Friday, 17 November 2017
Reflections on suffering and the book of Job
My church is going through the Book of Job and I have the feels. During DG (Discipleship Group which is essentially a small group meeting on a weekday), we talked about how even though God answered Job at the end of the book, he still didn't give an explanation for all his suffering.
We discussed it a bit, and came to the conclusion that we just have to trust God. And that perhaps even if he were to answer, it would be hard for us in our human wisdom to properly comprehend what he's saying. A friend gave an analogy, that she often gives advice to her teenage daughter, for example, how she has to be more responsible because that is a quality valued in the workplace. But her daughter just brushes it off lightly. I thought that was an excellent example that really illustrated the concept of the gap in wisdom between individuals. What more, between us a mere mortal, and the omniscient God?
Then, I had a question. At the end, Job "surrenders" to God claiming that he is no one to question God. That was after God talked about Creation and asked Job a couple of difficult-to-answer questions of his own.
I wondered if the story was telling us that encounters with God are what will change our mind because suffering really blinds us to the presence of God doesn't it? At least it does for me. I constantly question where God is in my pain. But perhaps it isn't? Perhaps the book of Job exists for us to point us back to God in times of suffering. By the fact that it is there.
Another friend mentioned that when people can't see past their pain, it is often that they are relying on their own strength to understand things instead of relying on God's comfort. I took note of that, because it could very well apply to me. And so I jotted that down in a notebook I had.
I felt that tonight's study was very personal to me as I feel like I have suffered quite a fair bit. Once as I was praying, I asked myself, "If God is a good God, why did He make me gay?"
And then I cleverly decided to text a bunch of my closest friends and they had no answers. I cried and I cried as I read their replies and pondered on why God could be so cruel. Only Alan Chambers, over Twitter, said to me that "So that his glory and power could be shown in you!

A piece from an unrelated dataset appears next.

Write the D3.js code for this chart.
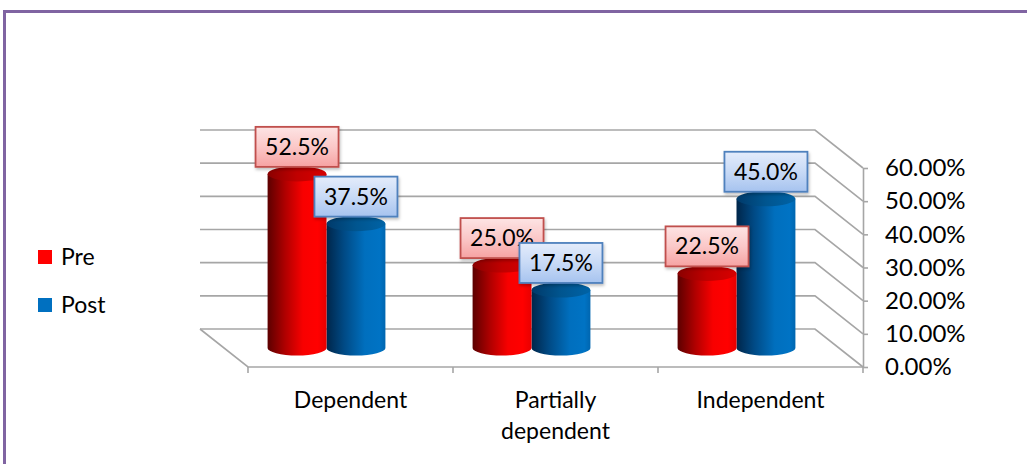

You're amazing" and I was comforted.
Every time I'm at a wedding, a little something dies inside of me.
Every time pastors preach about how depraved LGBTQ+ people are from the pulpit, I die a little inside as I sit among the congregation.
Every time I see my Christian friends share certain articles on Facebook, I die a little inside.

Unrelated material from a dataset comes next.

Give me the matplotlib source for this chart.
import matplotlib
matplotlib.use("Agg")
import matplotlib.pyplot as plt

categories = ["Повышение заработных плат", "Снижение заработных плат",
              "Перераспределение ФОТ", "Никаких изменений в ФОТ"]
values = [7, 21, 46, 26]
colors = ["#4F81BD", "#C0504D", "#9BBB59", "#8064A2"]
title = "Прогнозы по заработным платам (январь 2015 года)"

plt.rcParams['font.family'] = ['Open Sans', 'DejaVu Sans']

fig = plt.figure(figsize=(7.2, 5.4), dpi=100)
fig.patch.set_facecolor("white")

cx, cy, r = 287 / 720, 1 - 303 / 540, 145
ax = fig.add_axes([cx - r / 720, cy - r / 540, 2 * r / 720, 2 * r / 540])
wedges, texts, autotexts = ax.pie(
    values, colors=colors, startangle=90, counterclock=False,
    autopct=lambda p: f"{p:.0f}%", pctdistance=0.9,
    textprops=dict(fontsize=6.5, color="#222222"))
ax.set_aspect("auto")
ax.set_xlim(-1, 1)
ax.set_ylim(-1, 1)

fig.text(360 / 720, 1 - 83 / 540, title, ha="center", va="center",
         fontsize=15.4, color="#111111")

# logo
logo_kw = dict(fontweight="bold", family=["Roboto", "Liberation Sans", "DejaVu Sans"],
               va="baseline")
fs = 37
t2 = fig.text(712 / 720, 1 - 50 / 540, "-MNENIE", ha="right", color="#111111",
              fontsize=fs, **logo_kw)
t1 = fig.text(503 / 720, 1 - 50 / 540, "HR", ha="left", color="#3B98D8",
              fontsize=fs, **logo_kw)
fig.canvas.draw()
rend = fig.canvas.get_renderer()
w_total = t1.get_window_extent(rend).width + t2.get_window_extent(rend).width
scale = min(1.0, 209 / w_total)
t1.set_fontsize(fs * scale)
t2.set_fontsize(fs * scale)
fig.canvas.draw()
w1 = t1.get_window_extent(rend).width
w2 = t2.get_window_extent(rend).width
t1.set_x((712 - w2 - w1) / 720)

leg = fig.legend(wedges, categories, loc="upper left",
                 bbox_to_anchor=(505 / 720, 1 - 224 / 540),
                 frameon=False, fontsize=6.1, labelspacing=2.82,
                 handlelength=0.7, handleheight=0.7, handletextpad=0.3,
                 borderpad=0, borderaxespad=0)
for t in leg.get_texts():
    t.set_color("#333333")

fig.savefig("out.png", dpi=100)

I have a gay Christian friend who told me that if he did do it, he'd hang himself in a church toilet to make a point.
I felt that that was really sad.
But I understood.
Anyways, I thought that going through the Book of Job was really helpful to make some sense of my suffering and to just trust that God will bring me through all this. I just have to continue walking alongside him, difficult as it may be, one day at a time.